_Stated goal_
Starting from the top of the material, restate each line exactly until the line that contains "const fillPts: P[]", which is also copied. Pictures are excluded.

_Supplied information_
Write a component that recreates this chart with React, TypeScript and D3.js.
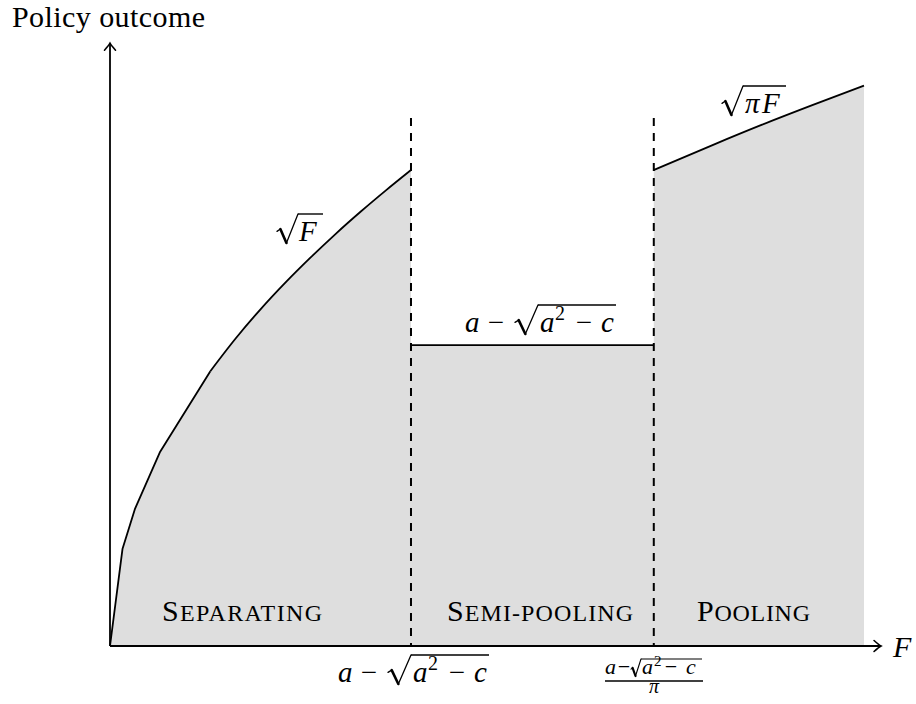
import React from "react";
import * as d3 from "d3";

// Regime thresholds on the F axis
const separatingEnd = 3.0;
const poolingStart = 5.42;
const fMax = 7.515;
const axisMaxF = 7.7;
const axisMaxY = 2.19;

// Separating regime: outcome = sqrt(F)
const separatingF = [0, 0.125, 0.25, 0.5, 1.0, 1.25, 1.5, 1.75, 2.0, 2.25, 2.5, 2.75, 3.0];
const separatingY = [0, 0.354, 0.5, 0.707, 1.0, 1.118, 1.225, 1.323, 1.414, 1.5, 1.581, 1.658, 1.732];

// Semi-pooling regime: flat outcome a - sqrt(a^2 - c)
const semiPoolingLevel = 1.095;

// Pooling regime: outcome = sqrt(pi F)
const poolingF = [5.42, 6.0, 6.5, 7.0, 7.515];
const poolingY = [1.732, 1.822, 1.897, 1.968, 2.039];

const regionLabels = ["Separating", "Semi-pooling", "Pooling"];

const W = 916;
const H = 704;
const SERIF = "Liberation Serif, DejaVu Serif, Times New Roman, serif";

const x = d3.scaleLinear().domain([0, axisMaxF]).range([110, 110 + axisMaxF * 100.33]);
const y = d3.scaleLinear().domain([0, axisMaxY]).range([646, 646 - axisMaxY * 274.8]);

type P = [number, number];
const sepPts: P[] = separatingF.map((f, i) => [f, separatingY[i]]);
const semiPts: P[] = [
  [separatingEnd, semiPoolingLevel],
  [poolingStart, semiPoolingLevel],
];
const poolPts: P[] = poolingF.map((f, i) => [f, poolingY[i]]);

const line = d3
  .line<P>()
  .x((d) => x(d[0]))
  .y((d) => y(d[1]));
const smoothLine = d3
  .line<P>()
  .x((d) => x(d[0]))
  .y((d) => y(d[1]))
  .curve(d3.curveMonotoneX);
const area = d3
  .area<P>()
  .x((d) => x(d[0]))
  .y0(y(0))
  .y1((d) => y(d[1]));

const fillPts: P[] = [...sepPts, ...semiPts, ...poolPts, [fMax, 0]];

// The low end of the sqrt curve is drawn with straight segments, the rest smooth
const sepCoarse = sepPts.slice(0, 5);
const sepFine = sepPts.slice(4);

// Radical sign: left stub, heavy down-stroke, thin up-stroke to the vinculum
function Radical({ x0, x1, top, bottom, sw = 1.3 }: { x0: number; x1: number; top: number; bottom: number; sw?: number }) {
  const w = x1 - x0;
  const h = bottom - top;
  const p0: P = [x0, top + 0.6 * h];
  const p1: P = [x0 + 0.16 * w, top + 0.52 * h];
  const p2: P = [x0 + 0.45 * w, bottom];
  const p3: P = [x1, top];
  return (
    <g stroke="#000" fill="none" strokeLinecap="round">
      <line x1={p0[0]} y1={p0[1]} x2={p1[0]} y2={p1[1]} strokeWidth={sw} />
      <line x1={p1[0]} y1={p1[1]} x2={p2[0]} y2={p2[1]} strokeWidth={sw * 2} />
      <line x1={p2[0]} y1={p2[1]} x2={p3[0]} y2={p3[1]} strokeWidth={sw} />
    </g>
  );
}

function T({ x: tx, y: ty, size, italic, anchor, len, children }: any) {
  return (
    <text
      x={tx}
      y={ty}
      style={{ fontFamily: SERIF, fontSize: size, fontStyle: italic ? "italic" : "normal" }}
      textAnchor={anchor || "start"}
      textLength={len}
      lengthAdjust={len ? "spacing" : undefined}
      fill="#000"
    >
      {children}
    </text>
  );
}

// a − √(a² − c) in text style, anchored at the left of the first "a" and its baseline
function ThresholdExpr({ ax, by }: { ax: number; by: number }) {
  const s = 29;
  return (
    <g>
      <T x={ax} y={by} size={s} italic>a</T>
      <T x={ax + 31} y={by} size={s} anchor="middle">−</T>
      <Radical x0={ax + 50} x1={ax + 73} top={by - 27} bottom={by + 2} />
      <line x1={ax + 73} x2={ax + 151} y1={by - 27} y2={by - 27} stroke="#000" strokeWidth={1.4} />
      <T x={ax + 75} y={by} size={s} italic>a</T>
      <T x={ax + 90} y={by - 12} size={20}>2</T>
      <T x={ax + 119} y={by} size={s} anchor="middle">−</T>
      <T x={ax + 136} y={by} size={s} italic>c</T>
    </g>
  );
}

function SmallCaps({ x: tx, y: ty, text, len }: { x: number; y: number; text: string; len: number }) {
  const first = text[0].toUpperCase();
  const rest = text.slice(1).toUpperCase();
  return (
    <text x={tx} y={ty} style={{ fontFamily: SERIF }} fill="#000" textLength={len} lengthAdjust="spacing">
      <tspan fontSize={30}>{first}</tspan>
      <tspan fontSize={24}>{rest}</tspan>
    </text>
  );
}

function Arrow({ tx, ty, dir }: { tx: number; ty: number; dir: "right" | "up" }) {
  const d =
    dir === "right"
      ? `M${tx - 7},${ty - 5.5} Q${tx - 2},${ty - 1} ${tx},${ty} Q${tx - 2},${ty + 1} ${tx - 7},${ty + 5.5}`
      : `M${tx - 5.5},${ty + 7} Q${tx - 1},${ty + 2} ${tx},${ty} Q${tx + 1},${ty + 2} ${tx + 5.5},${ty + 7}`;
  return <path d={d} fill="none" stroke="#000" strokeWidth={1.6} strokeLinecap="round" />;
}

export default function App() {
  const x0 = x(0);
  const yBase = y(0);
  const xEnd = x(axisMaxF) - 1.5;
  const yTop = y(axisMaxY) - 1;
  const dashTop = 118;
  const cutoffs = [separatingEnd, poolingStart];

  return (
    <svg width={W} height={H} style={{ position: "fixed", left: 0, top: 0, background: "#fff" }}>
      <rect width={W} height={H} fill="#fff" />
      {/* shaded outcome region */}
      <path d={area(fillPts) || ""} fill="#dedede" stroke="none" />

      {/* outcome curves */}
      <path d={line(sepCoarse) || ""} fill="none" stroke="#000" strokeWidth={1.8} strokeLinejoin="round" />
      <path d={smoothLine(sepFine) || ""} fill="none" stroke="#000" strokeWidth={1.8} />
      <path d={line(semiPts) || ""} fill="none" stroke="#000" strokeWidth={1.8} />
      <path d={smoothLine(poolPts) || ""} fill="none" stroke="#000" strokeWidth={1.8} />

      {/* regime boundaries */}
      {cutoffs.map((c) => (
        <line
          key={c}
          x1={x(c)}
          x2={x(c)}
          y1={dashTop}
          y2={yBase}
          stroke="#000"
          strokeWidth={2}
          strokeDasharray="8 7"
        />
      ))}

      {/* axes */}
      <line x1={x0} x2={xEnd} y1={yBase} y2={yBase} stroke="#000" strokeWidth={1.8} />
      <line x1={x0} x2={x0} y1={yBase} y2={yTop} stroke="#000" strokeWidth={1.8} />
      <Arrow tx={xEnd} ty={yBase} dir="right" />
      <Arrow tx={x0} ty={yTop} dir="up" />

      <T x={12} y={27} size={30} len={193}>Policy outcome</T>
      <T x={893} y={657} size={30} italic>F</T>

      {/* region names */}
      <SmallCaps x={162} y={621} text={regionLabels[0]} len={160} />
      <SmallCaps x={447} y={621} text={regionLabels[1]} len={186} />
      <SmallCaps x={697} y={621} text={regionLabels[2]} len={113} />

      {/* √F */}
      <Radical x0={277} x1={298} top={214} bottom={243} />
      <line x1={298} x2={323} y1={214} y2={214} stroke="#000" strokeWidth={1.4} />
      <T x={299} y={241} size={29} italic>F</T>

      {/* √(πF) */}
      <Radical x0={722} x1={743} top={86} bottom={115} />
      <line x1={743} x2={786} y1={86} y2={86} stroke="#000" strokeWidth={1.4} />
      <T x={745} y={113} size={29} italic>π</T>
      <T x={762} y={113} size={29} italic>F</T>

      {/* semi-pooling level and first threshold */}
      <ThresholdExpr ax={465} by={332} />
      <ThresholdExpr ax={338} by={682} />

      {/* second threshold: (a − √(a² − c)) / π */}
      <g>
        <T x={605} y={674} size={22} italic>a</T>
        <T x={624} y={674} size={22} anchor="middle">−</T>
        <Radical x0={631} x1={641} top={659} bottom={676} sw={1.1} />
        <line x1={641} x2={702} y1={659} y2={659} stroke="#000" strokeWidth={1.1} />
        <T x={642} y={674} size={22} italic>a</T>
        <T x={654} y={666} size={15}>2</T>
        <T x={671} y={674} size={22} anchor="middle">−</T>
        <T x={686} y={674} size={22} italic>c</T>
        <line x1={605} x2={703} y1={681} y2={681} stroke="#000" strokeWidth={1.3} />
        <T x={654} y={693} size={20} italic anchor="middle">π</T>
      </g>
    </svg>
  );
}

_Exercise response_
Write a component that recreates this chart with React, TypeScript and D3.js.
import React from "react";
import * as d3 from "d3";

// Regime thresholds on the F axis
const separatingEnd = 3.0;
const poolingStart = 5.42;
const fMax = 7.515;
const axisMaxF = 7.7;
const axisMaxY = 2.19;

// Separating regime: outcome = sqrt(F)
const separatingF = [0, 0.125, 0.25, 0.5, 1.0, 1.25, 1.5, 1.75, 2.0, 2.25, 2.5, 2.75, 3.0];
const separatingY = [0, 0.354, 0.5, 0.707, 1.0, 1.118, 1.225, 1.323, 1.414, 1.5, 1.581, 1.658, 1.732];

// Semi-pooling regime: flat outcome a - sqrt(a^2 - c)
const semiPoolingLevel = 1.095;

// Pooling regime: outcome = sqrt(pi F)
const poolingF = [5.42, 6.0, 6.5, 7.0, 7.515];
const poolingY = [1.732, 1.822, 1.897, 1.968, 2.039];

const regionLabels = ["Separating", "Semi-pooling", "Pooling"];

const W = 916;
const H = 704;
const SERIF = "Liberation Serif, DejaVu Serif, Times New Roman, serif";

const x = d3.scaleLinear().domain([0, axisMaxF]).range([110, 110 + axisMaxF * 100.33]);
const y = d3.scaleLinear().domain([0, axisMaxY]).range([646, 646 - axisMaxY * 274.8]);

type P = [number, number];
const sepPts: P[] = separatingF.map((f, i) => [f, separatingY[i]]);
const semiPts: P[] = [
  [separatingEnd, semiPoolingLevel],
  [poolingStart, semiPoolingLevel],
];
const poolPts: P[] = poolingF.map((f, i) => [f, poolingY[i]]);

const line = d3
  .line<P>()
  .x((d) => x(d[0]))
  .y((d) => y(d[1]));
const smoothLine = d3
  .line<P>()
  .x((d) => x(d[0]))
  .y((d) => y(d[1]))
  .curve(d3.curveMonotoneX);
const area = d3
  .area<P>()
  .x((d) => x(d[0]))
  .y0(y(0))
  .y1((d) => y(d[1]));

const fillPts: P[] = [...sepPts, ...semiPts, ...poolPts, [fMax, 0]];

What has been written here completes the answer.